Washington, March 16 : Taiwanese researchers have created a mathematical model, based on the principle of natural selection, which can enable people interested in share market to predict whether any company is likely to fail.
The expert duo - Ping-Chen Lin of the National Kaohsiung University of Applied Sciences in Kaohsiung and Jiah-Shing Chen of the National Central University in Jhongli - says that a plethora of changing and interconnected factors make it difficult to predict any company's chances of success or failure.
The researchers say that they have now borrowed some of the principles of evolutionary biology to come up with a computer algorithm to make such predictions possible.
They feed different variables, such as earnings per share, liabilities and net income, into their genetic-based hybrid algorithm, which assigns a weighting to each value.
As output, the algorithm generates a new set of variables that are then selected for how well they fit the next set of financial results from the company.

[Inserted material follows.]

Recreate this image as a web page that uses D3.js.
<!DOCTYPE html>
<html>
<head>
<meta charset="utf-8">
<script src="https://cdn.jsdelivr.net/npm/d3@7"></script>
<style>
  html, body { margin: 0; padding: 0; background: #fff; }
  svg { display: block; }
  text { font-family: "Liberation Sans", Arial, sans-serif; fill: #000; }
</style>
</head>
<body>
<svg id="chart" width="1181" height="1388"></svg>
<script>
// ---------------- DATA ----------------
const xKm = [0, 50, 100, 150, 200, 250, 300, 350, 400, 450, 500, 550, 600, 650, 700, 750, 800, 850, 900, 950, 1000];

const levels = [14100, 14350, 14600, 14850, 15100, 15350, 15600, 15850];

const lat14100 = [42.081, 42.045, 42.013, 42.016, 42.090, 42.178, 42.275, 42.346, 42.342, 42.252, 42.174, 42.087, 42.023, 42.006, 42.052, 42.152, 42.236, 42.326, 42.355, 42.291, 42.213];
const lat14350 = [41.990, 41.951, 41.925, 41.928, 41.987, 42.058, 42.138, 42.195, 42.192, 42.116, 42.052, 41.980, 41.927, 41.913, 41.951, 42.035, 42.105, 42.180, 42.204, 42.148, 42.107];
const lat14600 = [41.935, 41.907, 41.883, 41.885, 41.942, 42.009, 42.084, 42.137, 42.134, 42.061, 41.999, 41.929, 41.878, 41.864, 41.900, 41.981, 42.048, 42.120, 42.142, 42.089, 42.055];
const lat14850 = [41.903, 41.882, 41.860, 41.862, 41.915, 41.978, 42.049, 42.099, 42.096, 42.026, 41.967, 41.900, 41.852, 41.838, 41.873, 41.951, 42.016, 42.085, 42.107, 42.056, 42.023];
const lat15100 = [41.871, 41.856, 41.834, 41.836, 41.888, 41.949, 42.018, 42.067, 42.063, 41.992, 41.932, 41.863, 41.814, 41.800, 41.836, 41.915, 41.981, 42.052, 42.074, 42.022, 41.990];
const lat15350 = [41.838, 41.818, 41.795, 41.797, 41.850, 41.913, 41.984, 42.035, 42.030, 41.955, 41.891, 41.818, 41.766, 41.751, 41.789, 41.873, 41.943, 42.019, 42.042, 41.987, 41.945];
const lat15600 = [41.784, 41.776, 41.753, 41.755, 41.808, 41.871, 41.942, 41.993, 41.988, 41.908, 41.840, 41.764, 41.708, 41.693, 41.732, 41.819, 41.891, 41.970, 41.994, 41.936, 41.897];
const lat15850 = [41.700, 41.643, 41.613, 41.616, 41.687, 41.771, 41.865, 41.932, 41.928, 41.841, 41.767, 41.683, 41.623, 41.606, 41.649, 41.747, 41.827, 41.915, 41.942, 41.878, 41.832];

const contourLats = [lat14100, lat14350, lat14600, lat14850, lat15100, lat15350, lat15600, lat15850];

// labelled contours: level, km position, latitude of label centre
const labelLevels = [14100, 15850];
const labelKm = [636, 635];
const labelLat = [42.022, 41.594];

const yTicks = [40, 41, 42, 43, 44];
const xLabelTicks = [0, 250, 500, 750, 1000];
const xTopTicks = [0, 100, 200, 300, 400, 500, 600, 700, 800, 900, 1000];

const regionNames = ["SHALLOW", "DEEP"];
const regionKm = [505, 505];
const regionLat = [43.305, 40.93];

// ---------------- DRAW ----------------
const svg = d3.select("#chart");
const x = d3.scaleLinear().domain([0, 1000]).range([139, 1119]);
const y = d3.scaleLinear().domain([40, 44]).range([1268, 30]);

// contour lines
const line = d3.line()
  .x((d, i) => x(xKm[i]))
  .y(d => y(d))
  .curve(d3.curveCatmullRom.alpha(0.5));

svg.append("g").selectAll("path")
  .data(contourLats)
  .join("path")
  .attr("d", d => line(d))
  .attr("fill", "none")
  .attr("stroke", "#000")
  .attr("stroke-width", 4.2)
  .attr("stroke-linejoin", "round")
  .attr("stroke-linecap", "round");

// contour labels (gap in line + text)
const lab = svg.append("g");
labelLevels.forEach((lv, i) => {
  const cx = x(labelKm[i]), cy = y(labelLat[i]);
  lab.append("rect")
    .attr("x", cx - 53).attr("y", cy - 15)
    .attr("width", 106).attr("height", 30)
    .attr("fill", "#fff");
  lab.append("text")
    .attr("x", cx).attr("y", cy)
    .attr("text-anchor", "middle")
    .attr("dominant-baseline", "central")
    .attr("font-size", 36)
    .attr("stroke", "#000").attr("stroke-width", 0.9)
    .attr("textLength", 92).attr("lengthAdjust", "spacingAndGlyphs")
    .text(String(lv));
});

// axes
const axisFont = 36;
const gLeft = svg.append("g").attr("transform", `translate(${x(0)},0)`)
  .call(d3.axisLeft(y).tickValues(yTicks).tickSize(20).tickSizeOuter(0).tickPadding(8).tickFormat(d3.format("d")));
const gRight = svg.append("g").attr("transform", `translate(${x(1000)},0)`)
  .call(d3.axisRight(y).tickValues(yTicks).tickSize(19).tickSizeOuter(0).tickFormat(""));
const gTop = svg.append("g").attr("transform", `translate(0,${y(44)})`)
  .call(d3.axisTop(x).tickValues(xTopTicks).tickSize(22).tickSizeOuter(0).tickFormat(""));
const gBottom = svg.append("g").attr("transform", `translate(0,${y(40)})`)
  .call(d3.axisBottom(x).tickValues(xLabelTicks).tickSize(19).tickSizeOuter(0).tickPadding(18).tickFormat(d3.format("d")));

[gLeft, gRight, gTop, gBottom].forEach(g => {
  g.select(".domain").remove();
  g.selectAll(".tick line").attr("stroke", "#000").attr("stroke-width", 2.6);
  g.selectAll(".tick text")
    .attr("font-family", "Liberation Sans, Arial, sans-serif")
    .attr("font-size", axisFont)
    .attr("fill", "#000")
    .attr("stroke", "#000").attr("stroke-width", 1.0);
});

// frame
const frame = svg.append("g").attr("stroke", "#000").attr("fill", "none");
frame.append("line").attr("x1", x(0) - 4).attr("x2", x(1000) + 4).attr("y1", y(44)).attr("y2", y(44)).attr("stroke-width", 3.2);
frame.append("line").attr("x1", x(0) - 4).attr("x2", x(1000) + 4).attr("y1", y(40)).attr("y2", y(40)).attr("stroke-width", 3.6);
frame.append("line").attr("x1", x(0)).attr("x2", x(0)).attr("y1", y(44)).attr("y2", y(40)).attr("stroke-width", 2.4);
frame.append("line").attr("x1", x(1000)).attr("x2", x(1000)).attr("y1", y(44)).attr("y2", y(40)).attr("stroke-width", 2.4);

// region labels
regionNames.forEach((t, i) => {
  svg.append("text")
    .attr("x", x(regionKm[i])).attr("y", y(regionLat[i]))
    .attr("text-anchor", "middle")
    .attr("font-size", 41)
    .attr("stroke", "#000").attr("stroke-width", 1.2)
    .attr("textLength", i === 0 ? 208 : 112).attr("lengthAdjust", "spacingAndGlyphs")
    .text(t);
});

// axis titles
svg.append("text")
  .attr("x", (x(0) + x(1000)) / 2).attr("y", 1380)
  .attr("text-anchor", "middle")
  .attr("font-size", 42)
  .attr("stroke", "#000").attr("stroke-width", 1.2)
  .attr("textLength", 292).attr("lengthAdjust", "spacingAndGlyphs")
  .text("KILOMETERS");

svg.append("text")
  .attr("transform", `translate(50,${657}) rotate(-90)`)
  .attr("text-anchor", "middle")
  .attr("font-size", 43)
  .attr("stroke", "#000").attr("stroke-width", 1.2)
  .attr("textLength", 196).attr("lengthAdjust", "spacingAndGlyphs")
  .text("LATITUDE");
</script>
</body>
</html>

The researchers say that those that fail are discarded or reduced in weight, while those that match the actual results more closely are fed back into the algorithm for the next round.
Using actual data from successful and failed companies and feeding this into the algorithm the researchers build up the fittest set of variables and weightings, which allows the algorithm to evolve so that it can then predict the financial future of any given company based on current income and expenditure, and tax obligations.
The researchers say that they have successfully blind tested the predictive power of their system on several companies.
"Our experimental results show that this hybrid approach obtains better prediction performance than when using a single approach effectively," the researchers say.
A report detailing the new system appears in a forthcoming issue of the International Journal of Electronic Finance.